“Chega! Basta! Não vamos aceitar que matem nosso presente nem continuem a assassinar nosso futuro.” Essa foi uma das várias frases de efeito do midiático discurso em que o presidente Michel Temer (PMDB) anunciou a intervenção federal no Rio de Janeiro para combater a criminalidade, nesta sexta-feira (16), no Palácio do Planalto. Ele quis parecer que falava em nome de todos os brasileiros. Mas, na verdade, o “nós” do presidente se refere a um grupo bem menor: o do próprio Temer.
É o presente e o futuro do presidente e de seus aliados que estão com um pé e meio enterrados na cova. A intervenção é apenas a pá verde-oliva com que vão tentar tirar um pouco da lama que os recobre. Ela até pode ser um paliativo. Mas não é solução definitiva para o Rio. Tampouco para o país. Só para Temer, em seu sonho (ou seria delírio) de se reeleger. Ou, mais realisticamente, de colocar no Planalto um braço-direito a partir de 2019.
Anúncio da intervenção não teve conteúdo, mas a embalagem foi bem cuidada
Aos fatos. A intervenção não faz parte de um plano de segurança bem pensado – o que por si só já coloca em dúvida sua eficácia.

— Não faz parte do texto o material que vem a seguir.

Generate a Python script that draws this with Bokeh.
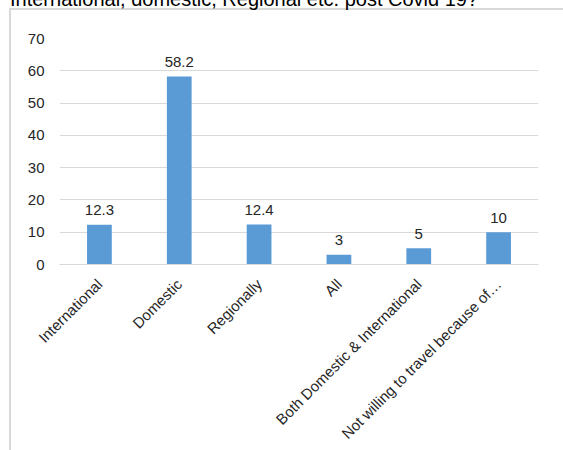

Foi decidida às pressas. O governo nem mesmo soube explicar em detalhes como o combate ao crime vai funcionar no Rio daqui para frente.
Mas, se não havia conteúdo, a embalagem foi bem cuidada. Temer chamou um marqueteiro para medir suas palavras no anúncio. E elas faziam clara referência ao slogan de seu governo: “Ordem e Progresso”.
“Nós que resgatamos o progresso e retiramos o país da pior recessão da história, agora vamos restabelecer a ordem”, disse o presidente em solenidade no Planalto. Depois, foi à TV anunciar ao país inteiro a intervenção que ninguém soube explicar como vai ser exatamente.
Detalhe importante: Exército já estava nas ruas e pouco muda com a intervenção
Outro detalhe importantíssimo: o Exército já está autorizado a ir para as ruas do Rio desde julho de 2017, quando o próprio Temer editou um decreto de garantia da lei e ordem autorizando o uso das Forças Armadas no combate à criminalidade no estado. E, de acordo com essa medida, os militares poderiam atuar no patrulhamento até dezembro de 2018, a mesma data da validade da nova medida.
A intervenção federal muda pouco em relação ao decreto que já estava em vigência. A grande diferença é que, antes, o comando das operações de combate ao crime era dividido entre o Exército e o governo do Rio. Agora, só os militares mandam.
Mas é pouco provável que isso tenha efeitos positivos de longo prazo. Afinal, há muitas instituições de segurança pública no país para serem integradas: PM, Polícia Civil, Polícia Federal, polícias rodoviárias (estadual e federal) – e, agora, as Forças Armadas. Elas até podem agir conjuntamente de modo eficiente em algumas operações pontuais e com prazo determinado: Copa do Mundo, Olimpíada, grandes eventos. Mas o dia a dia do país insiste em mostrar que os órgãos de combate à criminalidade batem cabeça a todo momento.
Não será um general ou um punhado de tanques nas esquinas que vão mudar isso. Contudo, eles podem ser úteis para lustrar a imagem de um governo desgastado.